**Your task:** Pick out each line containing the string "that" and copy it.

**Charts and diagrams as code:**
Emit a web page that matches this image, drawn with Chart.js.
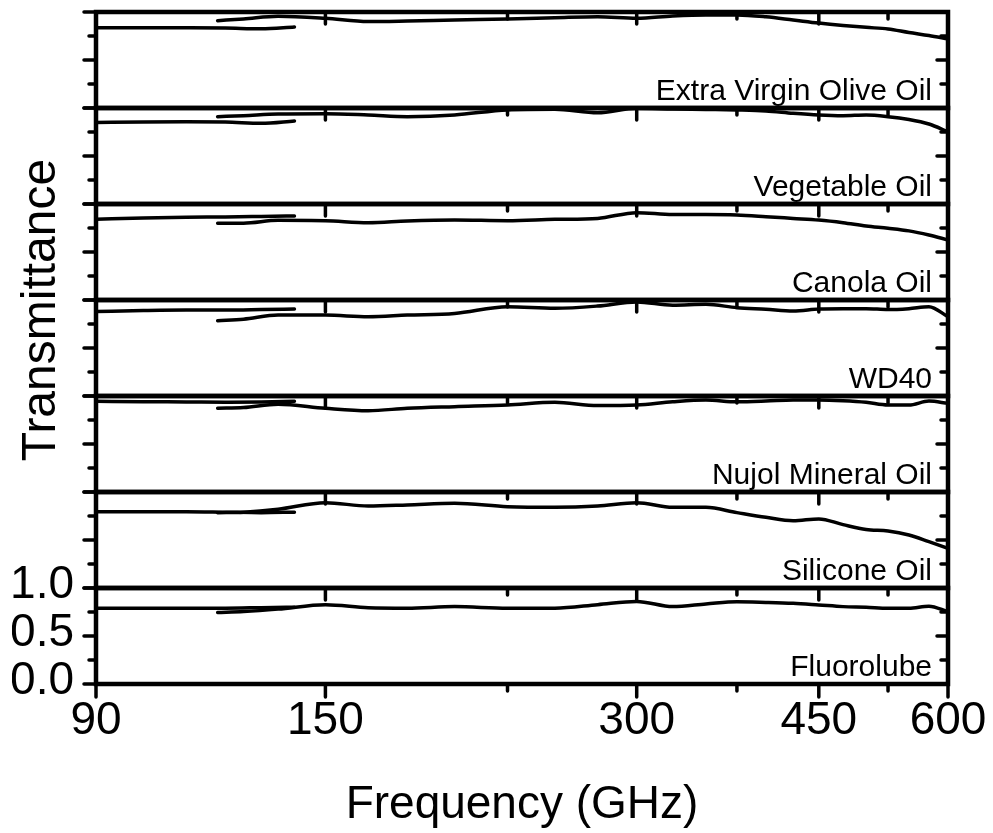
<!DOCTYPE html>
<html>
<head>
<meta charset="utf-8">
<title>Transmittance of oils</title>
<script src="https://cdn.jsdelivr.net/npm/chart.js@4.4.1/dist/chart.umd.min.js"></script>
<style>
  html, body { margin: 0; padding: 0; background: #fff; }
  canvas { display: block; }
</style>
</head>
<body>
<canvas id="spectra" width="993" height="833"></canvas>
<script>
// samples, top panel first
const samples = ["Extra Virgin Olive Oil", "Vegetable Oil", "Canola Oil", "WD40", "Nujol Mineral Oil", "Silicone Oil", "Fluorolube"];

// frequency grids (GHz) of the two source bands
const lowBandFreq = [90, 100, 110, 120, 130, 140];
const highBandFreq = [118, 125, 135, 150, 165, 180, 200, 225, 250, 275, 300, 325, 350, 375, 400, 425, 450, 475, 500, 525, 550, 575, 600];

// transmittance per sample
const oliveLow = [0.835, 0.835, 0.835, 0.833, 0.825, 0.845];
const oliveHigh = [0.91, 0.927, 0.955, 0.934, 0.9, 0.906, 0.917, 0.927, 0.94, 0.951, 0.934, 0.958, 0.969, 0.969, 0.95, 0.917, 0.885, 0.86, 0.84, 0.823, 0.786, 0.755, 0.72];

const vegLow = [0.85, 0.855, 0.857, 0.855, 0.84, 0.865];
const vegHigh = [0.91, 0.92, 0.937, 0.94, 0.927, 0.91, 0.927, 0.98, 0.986, 0.95, 0.997, 0.99, 0.985, 0.98, 0.97, 0.945, 0.927, 0.92, 0.927, 0.91, 0.88, 0.833, 0.753];

const canolaLow = [0.84, 0.855, 0.862, 0.865, 0.87, 0.875];
const canolaHigh = [0.8, 0.8, 0.83, 0.826, 0.805, 0.823, 0.833, 0.826, 0.84, 0.85, 0.91, 0.89, 0.89, 0.885, 0.868, 0.85, 0.833, 0.805, 0.77, 0.747, 0.72, 0.677, 0.625];

const wd40Low = [0.88, 0.89, 0.895, 0.895, 0.9, 0.906];
const wd40High = [0.784, 0.8, 0.843, 0.843, 0.826, 0.843, 0.86, 0.93, 0.913, 0.937, 0.98, 0.945, 0.955, 0.92, 0.903, 0.885, 0.906, 0.91, 0.91, 0.9, 0.91, 0.93, 0.826];

const nujolLow = [0.945, 0.94, 0.938, 0.935, 0.937, 0.945];
const nujolHigh = [0.872, 0.88, 0.915, 0.872, 0.847, 0.872, 0.889, 0.906, 0.934, 0.9, 0.906, 0.94, 0.958, 0.94, 0.947, 0.958, 0.958, 0.95, 0.934, 0.906, 0.906, 0.947, 0.924];

const siliconeLow = [0.795, 0.795, 0.795, 0.79, 0.785, 0.79];
const siliconeHigh = [0.785, 0.79, 0.82, 0.888, 0.854, 0.865, 0.882, 0.847, 0.84, 0.854, 0.889, 0.84, 0.84, 0.785, 0.736, 0.7, 0.72, 0.66, 0.61, 0.594, 0.552, 0.483, 0.414];

const fluoroLow = [0.79, 0.79, 0.79, 0.79, 0.795, 0.8];
const fluoroHigh = [0.745, 0.755, 0.78, 0.826, 0.795, 0.79, 0.806, 0.79, 0.79, 0.826, 0.86, 0.806, 0.833, 0.857, 0.85, 0.84, 0.823, 0.806, 0.8, 0.79, 0.79, 0.81, 0.753];

const lowSets = [oliveLow, vegLow, canolaLow, wd40Low, nujolLow, siliconeLow, fluoroLow];
const highSets = [oliveHigh, vegHigh, canolaHigh, wd40High, nujolHigh, siliconeHigh, fluoroHigh];

// axis ticks
const freqTicks = [90, 150, 300, 450, 600];
const freqMinorTicks = [225, 375, 525];
const transTicks = [0, 0.5, 1];
const transMinorTicks = [0.25, 0.75];

const FONT = '"Liberation Sans", Arial, Helvetica, sans-serif';
Chart.defaults.font.family = FONT;
Chart.defaults.color = '#000';

function curve(freqs, values, axis) {
  return {
    data: freqs.map((f, k) => ({ x: f, y: values[k] })),
    yAxisID: axis,
    borderColor: '#000',
    borderWidth: 3.5,
    borderCapStyle: 'round',
    borderJoinStyle: 'round',
    pointRadius: 0,
    fill: false,
    cubicInterpolationMode: 'monotone'
  };
}

const datasets = [];
samples.forEach((name, i) => {
  datasets.push(curve(lowBandFreq, lowSets[i], 'y' + i));
  datasets.push(curve(highBandFreq, highSets[i], 'y' + i));
});

const scales = {
  x: {
    type: 'logarithmic',
    min: 90,
    max: 600,
    position: 'bottom',
    grid: { display: false, drawTicks: false },
    border: { display: false },
    afterBuildTicks: s => { s.ticks = freqTicks.map(v => ({ value: v })); },
    afterFit: s => { s.height = 149; s.paddingLeft = 0; s.paddingRight = 0; },
    ticks: { autoSkip: false, maxRotation: 0, padding: 9.5, font: { size: 46 }, callback: v => String(v) },
    title: { display: true, text: 'Frequency (GHz)', font: { size: 46 }, padding: { top: 0, bottom: 0 } }
  }
};

samples.forEach((name, i) => {
  const last = i === samples.length - 1;
  scales['y' + i] = {
    type: 'linear',
    min: 0,
    max: 1,
    position: 'left',
    stack: 'panels',
    stackWeight: 1,
    weight: samples.length - i,
    grid: { display: false, drawTicks: false },
    border: { display: false },
    afterBuildTicks: s => { s.ticks = transTicks.map(v => ({ value: v })); },
    afterFit: s => { s.width = 84; s.paddingTop = 0; s.paddingBottom = 0; },
    ticks: { display: last, autoSkip: false, padding: 22, labelOffset: -3, font: { size: 46 }, callback: v => v.toFixed(1) }
  };
});

// frames, tick marks and sample names for each panel
const panelFrames = {
  id: 'panelFrames',
  afterDatasetsDraw(chart) {
    const { ctx, chartArea, scales } = chart;
    const xs = scales.x;
    const left = chartArea.left, right = chartArea.right;
    ctx.save();
    ctx.strokeStyle = '#000';
    ctx.fillStyle = '#000';
    ctx.lineCap = 'round';
    samples.forEach((name, i) => {
      const ys = scales['y' + i];
      const top = ys.getPixelForValue(1);
      const bottom = ys.getPixelForValue(0);
      ctx.lineWidth = 4.5;
      ctx.strokeRect(left, top, right - left, bottom - top);

      ctx.lineWidth = 3.5;
      ctx.beginPath();
      transTicks.concat(transMinorTicks).forEach(v => {
        const py = ys.getPixelForValue(v);
        const major = transTicks.includes(v);
        ctx.moveTo(left - (major ? 12 : 7), py);
        ctx.lineTo(left, py);
        if (v > 0 && v < 1) {
          ctx.moveTo(right, py);
          ctx.lineTo(right - (major ? 11 : 7), py);
        }
      });
      freqTicks.concat(freqMinorTicks).forEach(f => {
        const px = xs.getPixelForValue(f);
        ctx.moveTo(px, top);
        ctx.lineTo(px, top + (freqTicks.includes(f) ? 12 : 7));
      });
      ctx.stroke();

      ctx.font = '30px ' + FONT;
      ctx.textAlign = 'right';
      ctx.textBaseline = 'alphabetic';
      ctx.fillText(name, right - 16, bottom - 8.5);
    });

    // outward ticks on the frequency axis
    ctx.lineWidth = 3.5;
    ctx.beginPath();
    freqTicks.concat(freqMinorTicks).forEach(f => {
      const px = xs.getPixelForValue(f);
      ctx.moveTo(px, chartArea.bottom);
      ctx.lineTo(px, chartArea.bottom + (freqTicks.includes(f) ? 13 : 7));
    });
    ctx.stroke();

    // shared y title
    ctx.translate(55, 310);
    ctx.rotate(-Math.PI / 2);
    ctx.font = '48px ' + FONT;
    ctx.textAlign = 'center';
    ctx.textBaseline = 'alphabetic';
    ctx.fillText('Transmittance', 0, 0);
    ctx.restore();
  }
};

new Chart(document.getElementById('spectra'), {
  type: 'line',
  data: { datasets },
  options: {
    responsive: false,
    animation: false,
    layout: { padding: { left: 12, top: 12, right: 45, bottom: 0 } },
    plugins: { legend: { display: false }, tooltip: { enabled: false } },
    scales
  },
  plugins: [panelFrames]
});
</script>
</body>
</html>
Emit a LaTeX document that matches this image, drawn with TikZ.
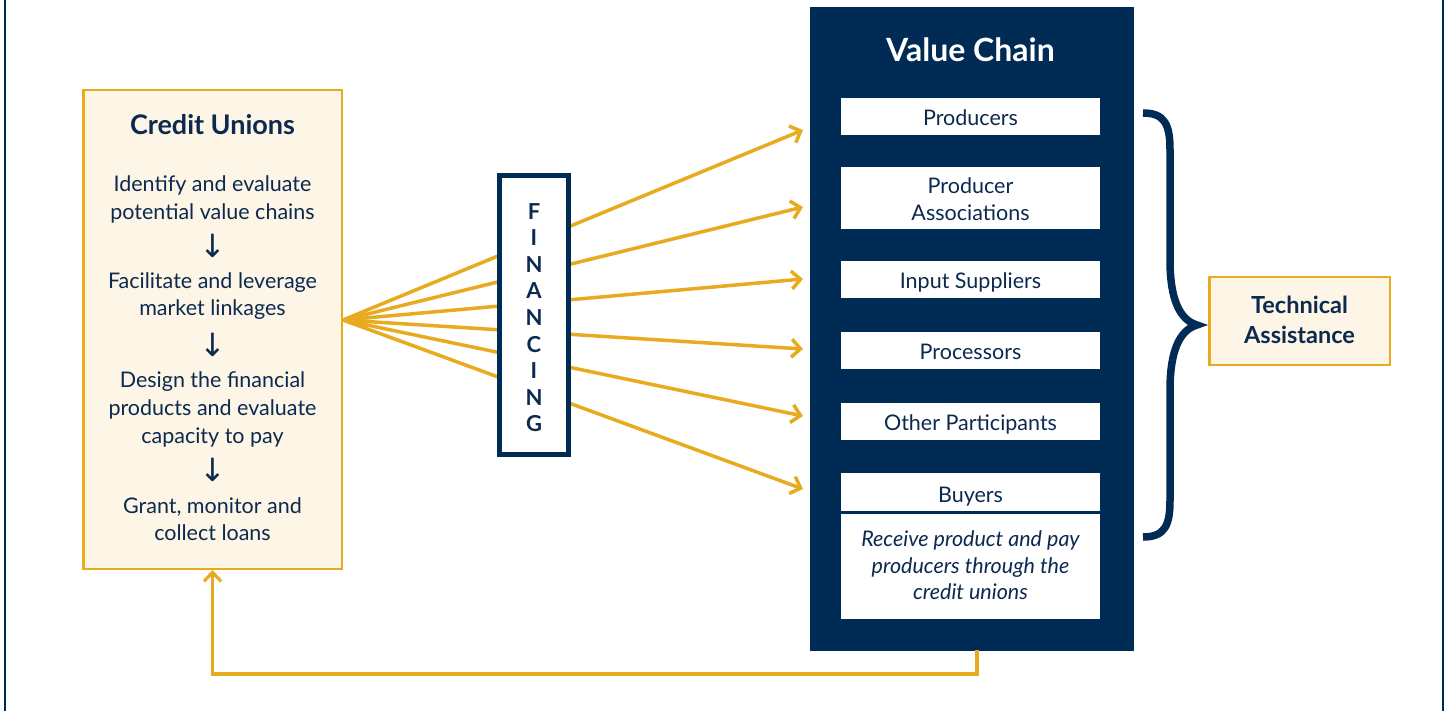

**Correct response:**
Emit a web page that matches this image, drawn with Chart.js.
Emit a LaTeX document that matches this image, drawn with TikZ.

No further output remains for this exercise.